GOAL OF THE EXERCISE
Set down each entry exactly as given; pictures should not appear in the copy.

INPUT FOR THIS TASK

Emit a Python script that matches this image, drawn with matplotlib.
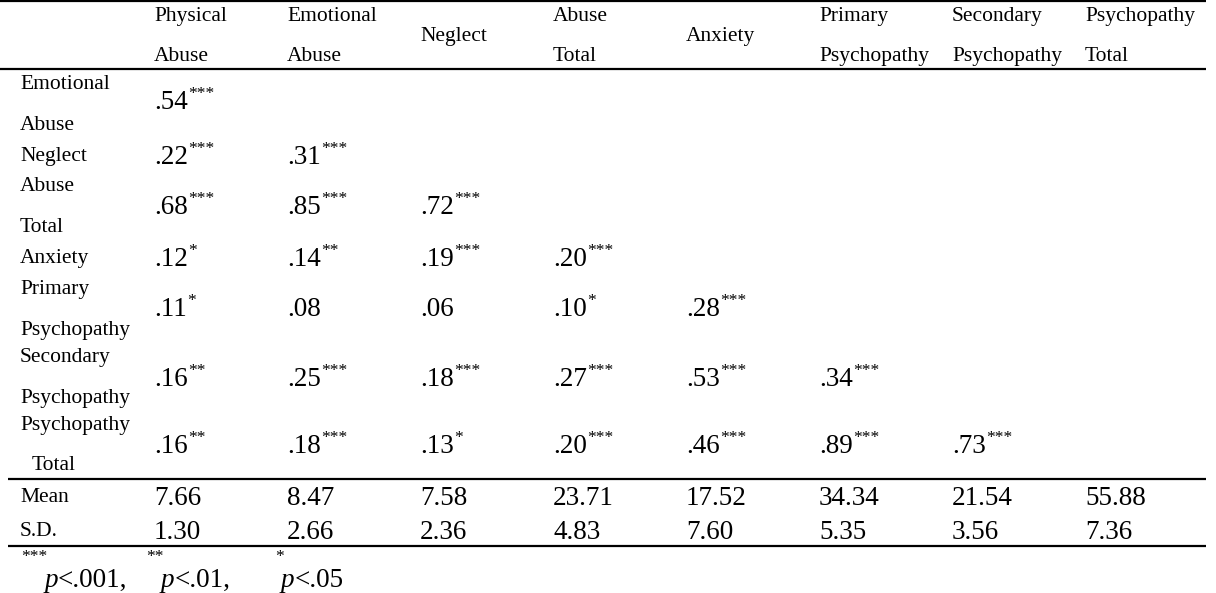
import matplotlib.pyplot as plt

plt.rcParams['font.family'] = ['Liberation Serif', 'DejaVu Serif']

# column headers (two lines each, "" means single centred line)
col_top = ['Physical', 'Emotional', 'Neglect', 'Abuse', 'Anxiety', 'Primary', 'Secondary', 'Psychopathy']
col_bot = ['Abuse', 'Abuse', '', 'Total', '', 'Psychopathy', 'Psychopathy', 'Total']

row_labels = [['Emotional', 'Abuse'], ['Neglect'], ['Abuse', 'Total'], ['Anxiety'],
              ['Primary', 'Psychopathy'], ['Secondary', 'Psychopathy'], ['Psychopathy', 'Total']]

corr = [
    [.54],
    [.22, .31],
    [.68, .85, .72],
    [.12, .14, .19, .20],
    [.11, .08, .06, .10, .28],
    [.16, .25, .18, .27, .53, .34],
    [.16, .18, .13, .20, .46, .89, .73],
]
sig = [
    ['***'],
    ['***', '***'],
    ['***', '***', '***'],
    ['*', '**', '***', '***'],
    ['*', '', '', '*', '***'],
    ['**', '***', '***', '***', '***', '***'],
    ['**', '***', '*', '***', '***', '***', '***'],
]

means = [7.66, 8.47, 7.58, 23.71, 17.52, 34.34, 21.54, 55.88]
sds = [1.30, 2.66, 2.36, 4.83, 7.60, 5.35, 3.56, 7.36]

# layout (pixels)
W, H = 1216, 593
col_x = [154 + 133 * i for i in range(8)]
label_y = [[83, 124], [155], [185, 226], [257], [288, 329], [356, 397], [424, 464]]
value_y = [100, 155, 205, 257, 307, 377, 444]
label_fs = 15.5
value_fs = 19.5
star_fs = 12.5

fig = plt.figure(figsize=(W / 100, H / 100), dpi=100)
ax = fig.add_axes([0, 0, 1, 1])
ax.set_xlim(0, W)
ax.set_ylim(H, 0)
ax.axis('off')

# rules
ax.hlines([1, 69], 0, 1206, color='black', lw=1.6)
ax.hlines([479, 546], 8, 1206, color='black', lw=1.6)

# header
for x, t, b in zip(col_x, col_top, col_bot):
    if b:
        ax.text(x, 21, t, fontsize=label_fs, va='baseline')
        ax.text(x, 61, b, fontsize=label_fs, va='baseline')
    else:
        ax.text(x, 41, t, fontsize=label_fs, va='baseline')

# body
for i, (labels, ys) in enumerate(zip(row_labels, label_y)):
    for j, (lab, y) in enumerate(zip(labels, ys)):
        lx = 32 if (lab == 'Total' and i == len(row_labels) - 1) else 20
        ax.text(lx, y + 6, lab, fontsize=label_fs, va='baseline')
    for k, (r, s) in enumerate(zip(corr[i], sig[i])):
        txt = ax.text(col_x[k], value_y[i] + 9, f'{r:.2f}'.lstrip('0'),
                      fontsize=value_fs, va='baseline')
        if s:
            ax.annotate(s, xy=(1, 1), xycoords=txt, xytext=(0, 3),
                        textcoords='offset points', fontsize=star_fs, va='top')

# mean / sd
ax.text(20, 496 + 6, 'Mean', fontsize=label_fs, va='baseline')
ax.text(20, 530 + 6, 'S.D.', fontsize=label_fs, va='baseline')
for x, m, s in zip(col_x, means, sds):
    ax.text(x, 496 + 9, f'{m:.2f}', fontsize=value_fs, va='baseline')
    ax.text(x, 530 + 9, f'{s:.2f}', fontsize=value_fs, va='baseline')

# footnote
notes = [('***', 'p', '<.001,', 21), ('**', 'p', '<.01,', 146), ('*', 'p', '<.05', 275)]
for stars, p, rest, x in notes:
    st = ax.text(x, 549, stars, fontsize=star_fs, va='top')
    pt = ax.annotate(p, xy=(1, 0), xycoords=st, xytext=(-2, -16), textcoords='offset points',
                     fontsize=value_fs, style='italic', va='baseline')
    ax.annotate(rest, xy=(1, 0), xycoords=pt, xytext=(0, 0), textcoords='offset points',
                fontsize=value_fs, va='bottom')

fig.savefig('out.png', dpi=100)
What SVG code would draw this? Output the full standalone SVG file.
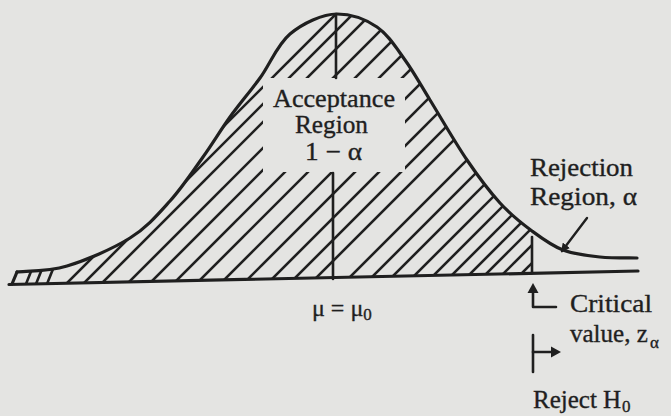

COMPLETED EXERCISE
Emit a Python script that matches this image, drawn with matplotlib.
import matplotlib.pyplot as plt

plt.rcParams['font.family'] = ['Liberation Serif', 'DejaVu Serif']

# column headers (two lines each, "" means single centred line)
col_top = ['Physical', 'Emotional', 'Neglect', 'Abuse', 'Anxiety', 'Primary', 'Secondary', 'Psychopathy']
col_bot = ['Abuse', 'Abuse', '', 'Total', '', 'Psychopathy', 'Psychopathy', 'Total']

row_labels = [['Emotional', 'Abuse'], ['Neglect'], ['Abuse', 'Total'], ['Anxiety'],
              ['Primary', 'Psychopathy'], ['Secondary', 'Psychopathy'], ['Psychopathy', 'Total']]

corr = [
    [.54],
    [.22, .31],
    [.68, .85, .72],
    [.12, .14, .19, .20],
    [.11, .08, .06, .10, .28],
    [.16, .25, .18, .27, .53, .34],
    [.16, .18, .13, .20, .46, .89, .73],
]
sig = [
    ['***'],
    ['***', '***'],
    ['***', '***', '***'],
    ['*', '**', '***', '***'],
    ['*', '', '', '*', '***'],
    ['**', '***', '***', '***', '***', '***'],
    ['**', '***', '*', '***', '***', '***', '***'],
]

means = [7.66, 8.47, 7.58, 23.71, 17.52, 34.34, 21.54, 55.88]
sds = [1.30, 2.66, 2.36, 4.83, 7.60, 5.35, 3.56, 7.36]

# layout (pixels)
W, H = 1216, 593
col_x = [154 + 133 * i for i in range(8)]
label_y = [[83, 124], [155], [185, 226], [257], [288, 329], [356, 397], [424, 464]]
value_y = [100, 155, 205, 257, 307, 377, 444]
label_fs = 15.5
value_fs = 19.5
star_fs = 12.5

fig = plt.figure(figsize=(W / 100, H / 100), dpi=100)
ax = fig.add_axes([0, 0, 1, 1])
ax.set_xlim(0, W)
ax.set_ylim(H, 0)
ax.axis('off')

# rules
ax.hlines([1, 69], 0, 1206, color='black', lw=1.6)
ax.hlines([479, 546], 8, 1206, color='black', lw=1.6)

# header
for x, t, b in zip(col_x, col_top, col_bot):
    if b:
        ax.text(x, 21, t, fontsize=label_fs, va='baseline')
        ax.text(x, 61, b, fontsize=label_fs, va='baseline')
    else:
        ax.text(x, 41, t, fontsize=label_fs, va='baseline')

# body
for i, (labels, ys) in enumerate(zip(row_labels, label_y)):
    for j, (lab, y) in enumerate(zip(labels, ys)):
        lx = 32 if (lab == 'Total' and i == len(row_labels) - 1) else 20
        ax.text(lx, y + 6, lab, fontsize=label_fs, va='baseline')
    for k, (r, s) in enumerate(zip(corr[i], sig[i])):
        txt = ax.text(col_x[k], value_y[i] + 9, f'{r:.2f}'.lstrip('0'),
                      fontsize=value_fs, va='baseline')
        if s:
            ax.annotate(s, xy=(1, 1), xycoords=txt, xytext=(0, 3),
                        textcoords='offset points', fontsize=star_fs, va='top')

# mean / sd
ax.text(20, 496 + 6, 'Mean', fontsize=label_fs, va='baseline')
ax.text(20, 530 + 6, 'S.D.', fontsize=label_fs, va='baseline')
for x, m, s in zip(col_x, means, sds):
    ax.text(x, 496 + 9, f'{m:.2f}', fontsize=value_fs, va='baseline')
    ax.text(x, 530 + 9, f'{s:.2f}', fontsize=value_fs, va='baseline')

# footnote
notes = [('***', 'p', '<.001,', 21), ('**', 'p', '<.01,', 146), ('*', 'p', '<.05', 275)]
for stars, p, rest, x in notes:
    st = ax.text(x, 549, stars, fontsize=star_fs, va='top')
    pt = ax.annotate(p, xy=(1, 0), xycoords=st, xytext=(-2, -16), textcoords='offset points',
                     fontsize=value_fs, style='italic', va='baseline')
    ax.annotate(rest, xy=(1, 0), xycoords=pt, xytext=(0, 0), textcoords='offset points',
                fontsize=value_fs, va='bottom')

fig.savefig('out.png', dpi=100)
What SVG code would draw this? Output the full standalone SVG file.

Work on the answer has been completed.